Protecting What Matters Most

What are the main types of child custody and visitation?

On Behalf of | Aug 10, 2022 | Child Custody & Support

Unfortunately, not every marriage can stand the test of time. If you’re going through a divorce in Rhode Island, it’s good to know about how custody and visitations work. With that in mind, here’s more information about the main types of custody and visitation arrangements.

Residential or physical custody

Having physical custody of a child means that this person lives at your residence. If you have sole physical custody of your child, they typically don’t see the other parent. Fortunately, many parents choose joint physical custody. Under this arrangement, two parents split the time they have with their children.

Legal custody

When discussing custodial rights, it’s easy to confuse legal custody with physical custody. Legal custody has more to do with making decisions for a child than where they live. If you have sole legal custody, you’re in charge of making decisions for your child. In a joint legal custody arrangement, both parents have equal say in the decisions of their children.

The main visitation types

Sometimes, child custody & support arrangements don’t involve children living with both of their parents.
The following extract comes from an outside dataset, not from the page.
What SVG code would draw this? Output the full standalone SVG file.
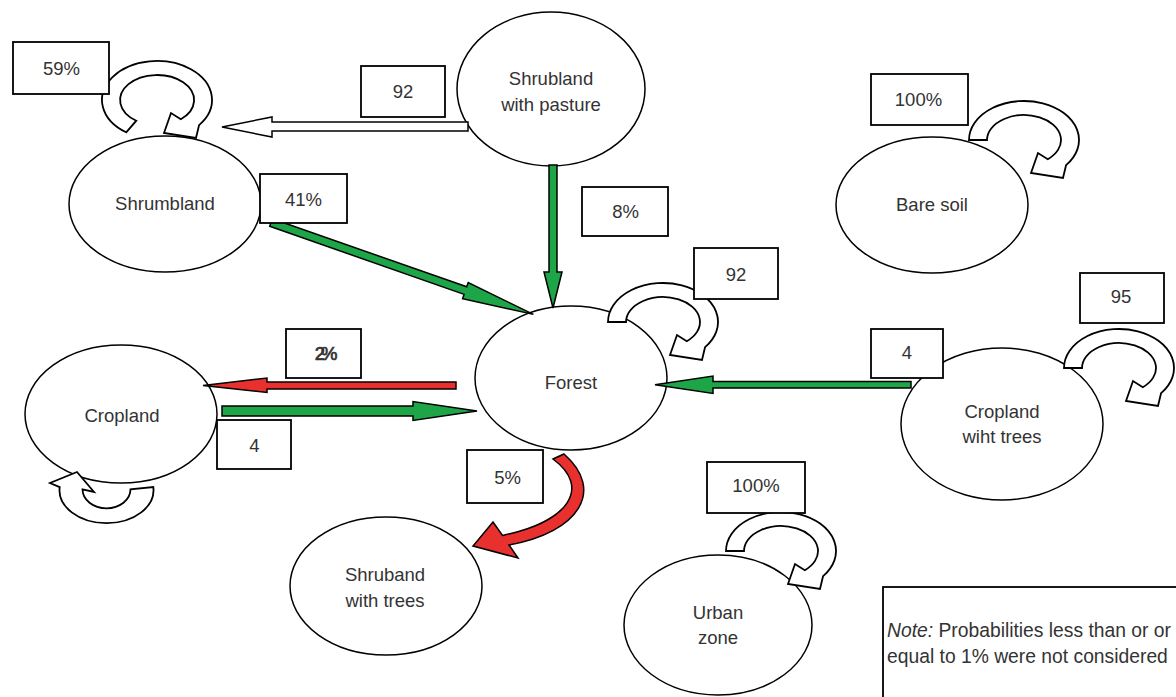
<svg xmlns="http://www.w3.org/2000/svg" xmlns:xlink="http://www.w3.org/1999/xlink" width="1176" height="697" viewBox="0 0 1176 697">
<style>
.node ellipse{fill:#fff;stroke:#000;stroke-width:1.5}
.t{font-family:"Liberation Sans",Arial,sans-serif;font-size:18.5px;fill:#333;text-anchor:middle}
.box rect{fill:#fff;stroke:#000;stroke-width:1.8}
.loop{fill:#fff;stroke:#000;stroke-width:1.8;stroke-linejoin:miter}
.g{fill:#1ea548;stroke:#000;stroke-width:1.5}
.r{fill:#e8312f;stroke:#000;stroke-width:1.5}
.w{fill:#fff;stroke:#000;stroke-width:1.5}
.note{font-family:"Liberation Sans",Arial,sans-serif;font-size:19.3px;fill:#333}
</style>
<defs>
<path id="loopA" d="M -55,0 A 55 39 0 1 1 42.1,25.1 L 39,38 L 7,33 L 14,13 L 23.8,19.2 A 37 25 0 1 0 -37,0 Z"/>
</defs>
<rect width="1176" height="697" fill="#fff"/>

<g id="node-shrubland-pasture" class="node"><ellipse cx="551" cy="89" rx="94" ry="77"/><text class="t" x="551" y="85">Shrubland</text><text class="t" x="551" y="111">with pasture</text></g>
<g id="node-shrumbland" class="node"><ellipse cx="165" cy="204" rx="96" ry="68"/><text class="t" x="165" y="210">Shrumbland</text></g>
<g id="node-bare-soil" class="node"><ellipse cx="932" cy="205" rx="96" ry="68"/><text class="t" x="932" y="211">Bare soil</text></g>
<g id="node-forest" class="node"><ellipse cx="571" cy="378" rx="96" ry="72"/><text class="t" x="571" y="389">Forest</text></g>
<g id="node-cropland" class="node"><ellipse cx="121" cy="414" rx="96" ry="69"/><text class="t" x="122" y="422">Cropland</text></g>
<g id="node-cropland-trees" class="node"><ellipse cx="1002" cy="424" rx="101" ry="76"/><text class="t" x="1002" y="418">Cropland</text><text class="t" x="1002" y="443">wiht trees</text></g>
<g id="node-shruband-trees" class="node"><ellipse cx="386" cy="586" rx="96" ry="69"/><text class="t" x="385" y="581">Shruband</text><text class="t" x="385" y="607">with trees</text></g>
<g id="node-urban" class="node"><ellipse cx="718" cy="625" rx="94" ry="70"/><text class="t" x="718" y="619">Urban</text><text class="t" x="718" y="644">zone</text></g>

<g id="connectors">
<polygon class="w" points="468,122 272,122 272,117 222,127 272,137 272,131 468,131"/>
<polygon class="g" transform="translate(271,222.5) rotate(19.3)" points="0,-4 206,-4 206,-8.5 278,0 206,8.5 206,4 0,4"/>
<polygon class="g" points="549,165 557,165 557,272 562,272 553,308 544,272 549,272"/>
<polygon class="r" points="456,382 267,382 267,378 203,385.5 267,392.5 267,389 456,389"/>
<polygon class="g" points="222,406 413,406 413,401.5 477,411 413,420.5 413,416 222,416"/>
<polygon class="g" points="911,381.5 713,381.5 713,376 655,384.8 713,393.5 713,388 911,388"/>
<path class="r" d="M 553,459 L 564,454 C 605,490 580,532 509,545 L 518,558 L 473,546 L 493,522 L 502.5,535.4 C 568,522 592,488 553,459 Z"/>
<use xlink:href="#loopA" href="#loopA" class="loop" transform="translate(663,322)"/>
<use xlink:href="#loopA" href="#loopA" class="loop" transform="translate(1024,140)"/>
<use xlink:href="#loopA" href="#loopA" class="loop" transform="translate(1119,368)"/>
<use xlink:href="#loopA" href="#loopA" class="loop" transform="translate(781,551)"/>
<path class="loop" transform="translate(157,100)" d="M -30.8,32.3 A 55 39 0 1 1 42.1,25.1 L 39,38 L 7,33 L 14,13 L 23.8,19.2 A 37 25 0 1 0 -20.7,20.7 Z"/>
<path class="loop" d="M 153.3,487.1 A 47 33 0 1 1 59.7,487.1 L 50,483 L 77,472 L 94,492 L 82.5,489.3 A 24 19 0 1 0 130.5,489.3 Z"/>
</g>

<g id="labels" class="box">
<rect x="13" y="42" width="96" height="52"/><text class="t" x="61.5" y="75">59%</text>
<rect x="361" y="66" width="84" height="51"/><text class="t" x="403" y="98">92</text>
<rect x="260" y="174" width="87" height="49"/><text class="t" x="303.5" y="206">41%</text>
<rect x="582" y="187" width="86" height="49"/><text class="t" x="625.5" y="218">8%</text>
<rect x="694" y="248" width="84" height="51"/><text class="t" x="736" y="280.5">92</text>
<rect x="286" y="329" width="75" height="49"/><text class="t" x="324" y="360" style="letter-spacing:-4px;stroke:#333;stroke-width:0.7">2%</text>
<rect x="217" y="420" width="74" height="49"/><text class="t" x="254.5" y="451.5">4</text>
<rect x="467" y="450" width="76" height="53"/><text class="t" x="507.5" y="484">5%</text>
<rect x="1080" y="273" width="84" height="50"/><text class="t" x="1121" y="303">95</text>
<rect x="871" y="329" width="72" height="49"/><text class="t" x="907" y="359">4</text>
<rect x="871" y="74" width="97" height="51"/><text class="t" x="918.5" y="105.5">100%</text>
<rect x="707" y="462" width="98" height="51"/><text class="t" x="756" y="491.5">100%</text>
</g>

<g id="note">
<rect x="883" y="587" width="300" height="120" fill="#fff" stroke="#000" stroke-width="1.8"/>
<text class="note" x="887" y="637"><tspan font-style="italic">Note:</tspan> Probabilities less than or or</text>
<text class="note" x="887" y="663">equal to 1% were not considered</text>
</g>
</svg>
If that’s the case, a parent without custody can still visit their children. Unsupervised visitation allows a parent to spend time with their children without anyone else around. Sometimes, courts require supervised visitations that involve the presence of a trusted adult. There are also virtual visitations, which happen by using video conference programs.

To summarize, there are many types of custody and visitation rights that parents can have after a divorce happens. While it might be unpleasant, it’s important to work with the other parent as you prepare custodial arrangements. By doing this, you create a custody arrangement that works well for all parties involved.